Libba Bray’s A Great and Terrible Beauty

How is it that Libba Bray makes her characters so achingly real?  I’ve talked a bit about character motives and character quirks in the past, and there are always more avenues to explore in characterization.

I’ve recently been reading Libba Bray’s Gemma Doyle trilogy, which begins with A Great and Terrible Beauty.  The cover, a young girl in a corset, threw me off when I first saw it, as it looks like some silly romance; however, I had heard some great things about Libba Bray and was intrigued by the book blurb.  Generally, I can read the first couple paragraphs of a book and decide if I want to buy it; A Great and Terrible Beauty passed this test and pulled me right into the mystery.

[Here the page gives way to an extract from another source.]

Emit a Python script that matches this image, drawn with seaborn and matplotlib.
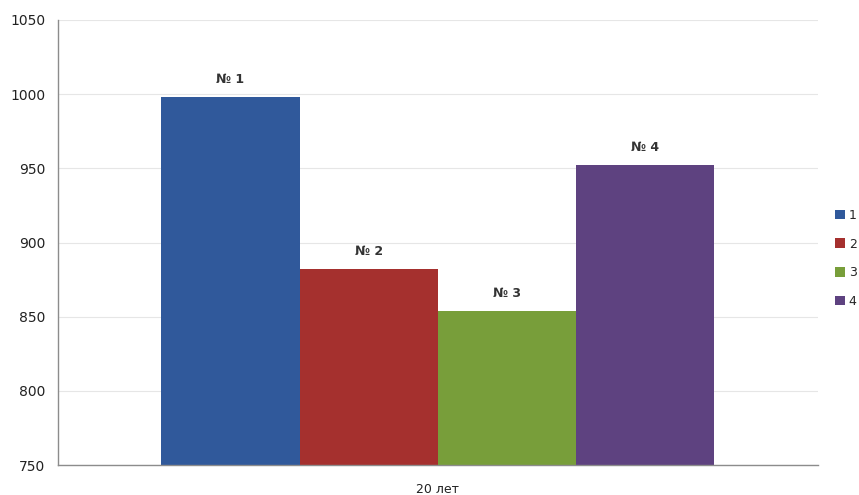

The character Felicity gives us a wonderful example of Bray’s ability to create realistic, dynamic characters.  Felicity, first introduced as a bit of an antagonist, grows into one of the most complex characters in the trilogy.  This is hinted at when she jumps dramatically onto the page:

Her white-blond hair is arranged neatly in a bun, as young ladies must wear their hair, but even so, it seems a bit wild, as if the pins won’t really hold it.  Arched eyebrows frame small, gray eyes in a face so pale it’s almost the color of an opal.  She’s amused at something, and she tosses her head back and laughs heartily, without trying to stifle it.  Even though the dark-haired girl is perfect and lovely, it’s the blond who gets the attention of everyone in the room.  She’s clearly the leader.

What did Bray do here that characterizes Felicity?

  • Shows the character in action
  • Points out telling details of her appearance
  • Shows the way others react to her

In just a paragraph, and without stopping the scene to describe the character, Bray creates a dynamic, fluid picture in our minds.  One of the most important things here is showing the way others react to a character, something often overlooked.

What other strong characters stand out to you?  What makes those characters stand out?